What is required: It is required that the lines from the top of the listing through the line with "1978, 1988, 1998]" be reproduced exactly, excluding pictures.

Data block:
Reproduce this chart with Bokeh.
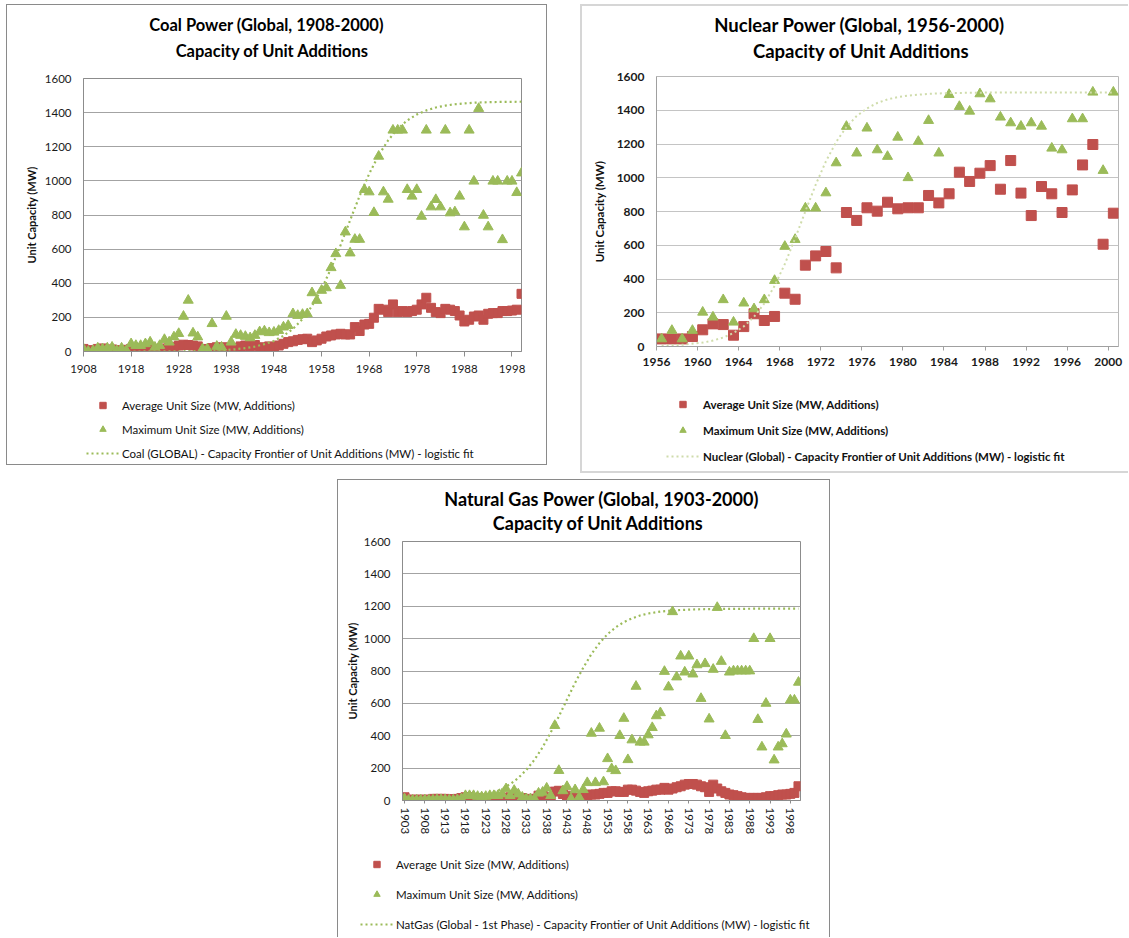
from bokeh.plotting import figure
from bokeh.models import ColumnDataSource, Legend, LegendItem, FixedTicker, Spacer, Range1d, Label
from bokeh.layouts import row, column
from bokeh.transform import dodge
from bokeh.embed import file_html
from bokeh.resources import INLINE

RED = "#c0504d"
GREEN = "#9bbb59"
NUC_FIT_COLOR = "#cfdcab"
FONT = "Lato"

Y_TICKS = [0, 200, 400, 600, 800, 1000, 1200, 1400, 1600]
AVG_LABEL = "Average Unit Size (MW, Additions)"
MAX_LABEL = "Maximum Unit Size (MW, Additions)"

# ---------------- Coal (1908-2000) ----------------
coal_years = list(range(1908, 2001))
coal_avg = [15, 5, 8, 15, 18, 10, 12, 5, 8, 10, 15, 18, 20, 18, 22, 15, 12, 18, 20, 25,
            35, 40, 38, 35, 30, 15, 10, 20, 25, 20, 25, 18, 20, 30, 35, 32, 38, 20, 25, 30,
            25, 35, 45, 55, 60, 68, 72, 75, 55, 65, 75, 88, 94, 100, 104, 100, 100, 143, 120, 158,
            162, 198, 250, 245, 231, 276, 231, 237, 231, 237, 245, 276, 315, 256, 231, 225, 250, 245,
            237, 211, 176, 186, 205, 211, 186, 221, 225, 225, 237, 237, 240, 245, 338]
coal_max = [15, 0, 5, 20, 15, 20, 25, 5, 20, 5, 45, 35, 35, 45, 55, 25, 35, 70, 55, 85,
            105, 206, 300, 108, 85, 15, 15, 163, 30, 25, 206, 55, 100, 94, 88, 80, 94, 115, 120, 110,
            113, 123, 143, 152, 221, 211, 217, 221, 344, 299, 358, 373, 491, 573, 387, 700, 577, 657,
            657, 949, 935, 814, 1144, 935, 892, 1297, 1297, 1297, 949, 910, 949, 792, 1297, 847, 890,
            847, 1297, 812, 818, 910, 730, 1297, 998, 1424, 798, 730, 998, 998, 655, 998, 998, 931, 1046]
coal_fit_years = [1908, 1912, 1916, 1920, 1924, 1928, 1932, 1936, 1940, 1942, 1944, 1946, 1948, 1950,
                  1952, 1954, 1956, 1958, 1960, 1962, 1964, 1966, 1968, 1970, 1972, 1974, 1976, 1978,
                  1980, 1982, 1984, 1986, 1988, 1990, 1994, 2000]
coal_fit = [0, 0, 0, 0, 1, 1, 3, 6, 13, 20, 29, 43, 62, 92, 133, 190, 267, 366, 487, 623, 769, 912,
            1041, 1151, 1238, 1306, 1354, 1389, 1413, 1430, 1441, 1449, 1454, 1458, 1462, 1464]
coal_ticks = [1908, 1918, 1928, 1938, 1948, 1958, 1968, 1978, 1988, 1998]

# ---------------- Nuclear (1956-2000) ----------------
nuc_years = list(range(1956, 2001))
nuc_avg = [45, 45, 45, 59, 99, 134, 130, 67, 118, 194, 154, 178, 316, 280, 482, 537, 563, 466, 794, 747,
           822, 802, 855, 816, 822, 822, 895, 851, 905, 1033, 978, 1027, 1072, 932, 1102, 909, 776, 948,
           905, 794, 928, 1076, 1197, 606, 790]
nuc_max = [45, 95, 45, 95, 203, 174, 277, 144, 257, 223, 277, 391, 593, 634, 820, 820, 910, 1088, 1304,
           1146, 1294, 1165, 1126, 1240, 1000, 1215, 1339, 1146, 1493, 1422, 1394, 1497, 1467, 1359, 1325,
           1305, 1325, 1305, 1175, 1165, 1349, 1349, 1507, 1043, 1507]
nuc_fit_years = [1956, 1958, 1960, 1961, 1962, 1963, 1964, 1965, 1966, 1967, 1968, 1969, 1970, 1971,
                 1972, 1973, 1974, 1975, 1976, 1977, 1978, 1979, 1980, 1982, 1984, 1988, 1994, 2000]
nuc_fit = [4, 10, 23, 35, 53, 80, 119, 176, 255, 359, 489, 640, 801, 958, 1097, 1212, 1301, 1366, 1411,
           1443, 1464, 1478, 1487, 1497, 1502, 1505, 1505, 1505]
nuc_ticks = [1956, 1960, 1964, 1968, 1972, 1976, 1980, 1984, 1988, 1992, 1996, 2000]

# ---------------- Natural gas (1903-2000) ----------------
gas_years = list(range(1903, 2001))
gas_avg = [20, 5, 5, 5, 5, 5, 5, 10, 10, 10, 10, 8, 8, 10, 15, 20, 20, 15, 15, 12,
           10, 15, 15, 12, 10, 15, 20, 25, 15, 15, 5, 10, 10, 30, 35, 20, 5, 55, 60, 40,
           20, 30, 15, 10, 20,
           27, 37, 37, 41, 47, 47, 57, 57, 53, 53, 67, 67, 61, 53, 47, 57, 61, 67, 67, 78,
           67, 74, 82, 88, 98, 102, 102, 98, 88, 82, 53, 98, 74, 57, 47, 37, 33, 27, 20, 16,
           16, 16, 16, 16, 20, 27, 27, 33, 37, 37, 41, 47, 88]
gas_max = [10, 2, 2, 2, 2, 3, 3, 3, 5, 5, 5, 3, 3, 5, 10, 30, 30, 30, 25, 22,
           25, 30, 30, 30, 40, 72, 30, 62, 40, 20, 10, 10, 10, 45, 51, 76, 30, 463, 185, 60,
           86, 10, 66, 20, 67,
           110, 415, 110, 446, 115, 258, 196, 184, 401, 507, 252, 374, 705, 360, 360, 405, 450, 523,
           542, 797, 701, 1166, 763, 892, 793, 892, 781, 838, 630, 845, 503, 810, 1192, 859, 401, 793,
           800, 800, 800, 800, 800, 1000, 500, 330, 600, 1000, 250, 330, 350, 410, 620, 620, 730]
gas_fit_years = [1903, 1908, 1913, 1918, 1921, 1923, 1925, 1927, 1929, 1931, 1933, 1935, 1937, 1939,
                 1941, 1943, 1945, 1947, 1949, 1951, 1953, 1955, 1957, 1959, 1961, 1963, 1966, 1970,
                 1975, 1980, 1990, 2000]
gas_fit = [1, 3, 7, 16, 26, 37, 52, 73, 101, 139, 189, 252, 329, 420, 520, 624, 727, 820, 904, 972,
           1028, 1070, 1102, 1125, 1143, 1155, 1167, 1176, 1181, 1183, 1185, 1185]
gas_ticks = list(range(1903, 1999, 5))


def shadow(color, w, left=True, right=True, top=False, bottom=False):
    parts = []
    if left:
        parts.append(f"inset {w}px 0 0 0 {color}")
    if right:
        parts.append(f"inset -{w}px 0 0 0 {color}")
    if top:
        parts.append(f"inset 0 {w}px 0 0 {color}")
    if bottom:
        parts.append(f"inset 0 -{w}px 0 0 {color}")
    return {"box-shadow": ", ".join(parts)}


def blank_fig(width, height, css):
    p = figure(width=width, height=height, x_range=Range1d(0, width), y_range=Range1d(0, height),
               output_backend="svg", toolbar_location=None, tools="",
               x_axis_type=None, y_axis_type=None,
               min_border_left=0, min_border_right=0, min_border_top=0, min_border_bottom=0,
               background_fill_alpha=0, border_fill_alpha=0, outline_line_color=None, styles=css)
    return p


def title_fig(width, height, css, line1, line2, pos1, pos2, size):
    p = blank_fig(width, height, css)
    for text, (x, y) in ((line1, pos1), (line2, pos2)):
        p.add_layout(Label(x=x, y=y, text=text, text_font=FONT, text_font_size=size,
                           text_font_style="bold", text_color="#000000",
                           text_align="center", text_baseline="middle"))
    return p


def legend_fig(width, height, css, src, fit_src, xcol, labels, fit_color, loc, spacing,
               standoff, bold, sq, tri):
    # the series are re-used here only to build the legend; they lie outside this view
    p = blank_fig(width, height, css)
    a = p.scatter(xcol, "avg", source=src, marker="square", size=sq, color=RED)
    b = p.scatter(xcol, "mx", source=src, marker="triangle", size=tri, color=GREEN)
    c = p.line(xcol, "fit", source=fit_src, line_color=fit_color, line_width=2, line_dash="2 3")
    lg = Legend(items=[LegendItem(label=l, renderers=[r]) for l, r in zip(labels, (a, b, c))],
                location=loc, orientation="vertical", glyph_width=33, glyph_height=16,
                label_height=16, spacing=spacing, label_standoff=standoff, padding=0, margin=0,
                border_line_color=None, background_fill_alpha=0,
                label_text_font=FONT, label_text_font_size="11.5px",
                label_text_font_style="bold" if bold else "normal", label_text_color="#111111")
    p.add_layout(lg)
    return p


def chart_fig(width, height, xr, borders, grid_color, outline_color, css):
    p = figure(width=width, height=height, x_range=Range1d(*xr), y_range=Range1d(0, 1600),
               output_backend="svg", toolbar_location=None, tools="",
               min_border_left=borders[0], min_border_right=borders[1],
               min_border_top=borders[2], min_border_bottom=borders[3],
               background_fill_color="white", border_fill_alpha=0,
               outline_line_color=outline_color, styles=css)
    p.xgrid.grid_line_color = None
    p.ygrid.grid_line_color = grid_color
    p.ygrid.grid_line_width = 1
    p.yaxis.ticker = FixedTicker(ticks=Y_TICKS)
    return p


def style_axes(p, xticks, size, bold, axis_color, y_standoff, y_lab_standoff,
               x_tick_out, x_standoff, lab_size):
    style = "bold" if bold else "normal"
    p.xaxis.ticker = FixedTicker(ticks=xticks)
    for ax in (p.xaxis[0], p.yaxis[0]):
        ax.major_label_text_font = FONT
        ax.major_label_text_font_size = size
        ax.major_label_text_font_style = style
        ax.major_label_text_color = "#1a1a1a"
        ax.axis_line_color = axis_color
        ax.major_tick_line_color = axis_color
        ax.minor_tick_line_color = None
        ax.major_tick_in = 0
    p.yaxis.major_tick_out = 0
    p.yaxis.major_label_standoff = y_standoff
    p.yaxis.axis_label = "Unit Capacity (MW)"
    p.yaxis.axis_label_text_font = FONT
    p.yaxis.axis_label_text_font_size = lab_size
    p.yaxis.axis_label_text_font_style = "bold"
    p.yaxis.axis_label_text_color = "#111111"
    p.yaxis.axis_label_standoff = y_lab_standoff
    p.xaxis.major_tick_out = x_tick_out
    p.xaxis.major_label_standoff = x_standoff


# ================= Coal panel =================
CB = "#8a8a8a"
coal_title = title_fig(541, 66, shadow(CB, 1, top=True), "Coal Power (Global, 1908-2000)",
                       "Capacity of Unit Additions", (260, 46), (266, 20), "16.5px")
coal = chart_fig(541, 320, (1908, 2000), (77, 26, 8, 39), "#a3a3a3", "#8c8c8c", shadow(CB, 1))
style_axes(coal, coal_ticks, "11.5px", False, "#8c8c8c", 12, 4, 5, 8, "11px")
c_src = ColumnDataSource(dict(year=coal_years, avg=coal_avg, mx=coal_max))
c_fit = ColumnDataSource(dict(year=coal_fit_years, fit=coal_fit))
coal.scatter("year", "avg", source=c_src, marker="square", size=9, color=RED)
coal.scatter("year", "mx", source=c_src, marker="triangle", size=10, color=GREEN)
coal.line("year", "fit", source=c_fit, line_color=GREEN, line_width=2.2, line_dash="2 3")
coal_leg = legend_fig(541, 75, shadow(CB, 1, bottom=True), c_src, c_fit, "year",
                      [AVG_LABEL, MAX_LABEL,
                       "Coal (GLOBAL) - Capacity Frontier of Unit Additions (MW) - logistic fit"],
                      GREEN, (80, 4), 8, 3, False, 10, 11)
coal_panel = column(coal_title, column(coal), coal_leg)

# ================= Nuclear panel =================
NB = "#d6d6d6"
nuc_title = title_fig(548, 64, shadow(NB, 2, right=False, top=True), "Nuclear Power (Global, 1956-2000)",
                      "Capacity of Unit Additions", (279, 44), (281, 18), "18.5px")
nuc = chart_fig(548, 312, (1956, 2001), (76, 10, 8, 34), "#c4c4c4", "#b8b8b8",
                shadow(NB, 2, right=False))
style_axes(nuc, nuc_ticks, "12px", True, "#a0a0a0", 12, 8, 4, 7, "11.5px")
n_src = ColumnDataSource(dict(year=nuc_years, avg=nuc_avg, mx=nuc_max))
n_fit = ColumnDataSource(dict(year=nuc_fit_years, fit=nuc_fit))
nx = dodge("year", 0.5, range=nuc.x_range)
nuc.scatter(nx, "avg", source=n_src, marker="square", size=10, color=RED)
nuc.scatter(nx, "mx", source=n_src, marker="triangle", size=10, color=GREEN)
nuc.line(nx, "fit", source=n_fit, line_color=NUC_FIT_COLOR, line_width=2, line_dash="2 3")
nuc_leg = legend_fig(548, 93, shadow(NB, 2, right=False, bottom=True), n_src, n_fit, "year",
                     [AVG_LABEL, MAX_LABEL,
                      "Nuclear (Global) - Capacity Frontier of Unit Additions (MW) - logistic fit"],
                     NUC_FIT_COLOR, (86, 9), 10, 4, True, 11, 11)
nuc_panel = column(nuc_title, column(nuc), nuc_leg)

# ================= Natural gas panel =================
gas_title = title_fig(493, 54, shadow(CB, 1, top=True), "Natural Gas Power (Global, 1903-2000)",
                      "Capacity of Unit Additions", (264, 35), (261, 11), "18px")
gas = chart_fig(493, 312, (1902.5, 2000.5), (65, 30, 8, 45), "#a3a3a3", "#8c8c8c", shadow(CB, 1))
style_axes(gas, gas_ticks, "11.5px", False, "#8c8c8c", 12, 2, 3, 4, "11px")
gas.xaxis.major_label_orientation = "vertical"
g_src = ColumnDataSource(dict(year=gas_years, avg=gas_avg, mx=gas_max))
g_fit = ColumnDataSource(dict(year=gas_fit_years, fit=gas_fit))
gas.scatter("year", "avg", source=g_src, marker="square", size=9, color=RED)
gas.scatter("year", "mx", source=g_src, marker="triangle", size=10, color=GREEN)
gas.line("year", "fit", source=g_fit, line_color=GREEN, line_width=2.2, line_dash="2 3")
gas_leg = legend_fig(493, 92, shadow(CB, 1), g_src, g_fit, "year",
                     [AVG_LABEL, MAX_LABEL,
                      "NatGas (Global - 1st Phase) - Capacity Frontier of Unit Additions (MW) - logistic fit"],
                     GREEN, (23, 5), 14, 3, False, 10, 11)
gas_panel = column(gas_title, column(gas), gas_leg)

layout = column(
    Spacer(width=10, height=4),
    row(Spacer(width=6, height=10), coal_panel, Spacer(width=33, height=10), nuc_panel),
    Spacer(width=10, height=6),
    row(Spacer(width=337, height=10), gas_panel),
)

open("out.html", "w").write(file_html(layout, INLINE))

Task output:
Reproduce this chart with Bokeh.
from bokeh.plotting import figure
from bokeh.models import ColumnDataSource, Legend, LegendItem, FixedTicker, Spacer, Range1d, Label
from bokeh.layouts import row, column
from bokeh.transform import dodge
from bokeh.embed import file_html
from bokeh.resources import INLINE

RED = "#c0504d"
GREEN = "#9bbb59"
NUC_FIT_COLOR = "#cfdcab"
FONT = "Lato"

Y_TICKS = [0, 200, 400, 600, 800, 1000, 1200, 1400, 1600]
AVG_LABEL = "Average Unit Size (MW, Additions)"
MAX_LABEL = "Maximum Unit Size (MW, Additions)"

# ---------------- Coal (1908-2000) ----------------
coal_years = list(range(1908, 2001))
coal_avg = [15, 5, 8, 15, 18, 10, 12, 5, 8, 10, 15, 18, 20, 18, 22, 15, 12, 18, 20, 25,
            35, 40, 38, 35, 30, 15, 10, 20, 25, 20, 25, 18, 20, 30, 35, 32, 38, 20, 25, 30,
            25, 35, 45, 55, 60, 68, 72, 75, 55, 65, 75, 88, 94, 100, 104, 100, 100, 143, 120, 158,
            162, 198, 250, 245, 231, 276, 231, 237, 231, 237, 245, 276, 315, 256, 231, 225, 250, 245,
            237, 211, 176, 186, 205, 211, 186, 221, 225, 225, 237, 237, 240, 245, 338]
coal_max = [15, 0, 5, 20, 15, 20, 25, 5, 20, 5, 45, 35, 35, 45, 55, 25, 35, 70, 55, 85,
            105, 206, 300, 108, 85, 15, 15, 163, 30, 25, 206, 55, 100, 94, 88, 80, 94, 115, 120, 110,
            113, 123, 143, 152, 221, 211, 217, 221, 344, 299, 358, 373, 491, 573, 387, 700, 577, 657,
            657, 949, 935, 814, 1144, 935, 892, 1297, 1297, 1297, 949, 910, 949, 792, 1297, 847, 890,
            847, 1297, 812, 818, 910, 730, 1297, 998, 1424, 798, 730, 998, 998, 655, 998, 998, 931, 1046]
coal_fit_years = [1908, 1912, 1916, 1920, 1924, 1928, 1932, 1936, 1940, 1942, 1944, 1946, 1948, 1950,
                  1952, 1954, 1956, 1958, 1960, 1962, 1964, 1966, 1968, 1970, 1972, 1974, 1976, 1978,
                  1980, 1982, 1984, 1986, 1988, 1990, 1994, 2000]
coal_fit = [0, 0, 0, 0, 1, 1, 3, 6, 13, 20, 29, 43, 62, 92, 133, 190, 267, 366, 487, 623, 769, 912,
            1041, 1151, 1238, 1306, 1354, 1389, 1413, 1430, 1441, 1449, 1454, 1458, 1462, 1464]
coal_ticks = [1908, 1918, 1928, 1938, 1948, 1958, 1968, 1978, 1988, 1998]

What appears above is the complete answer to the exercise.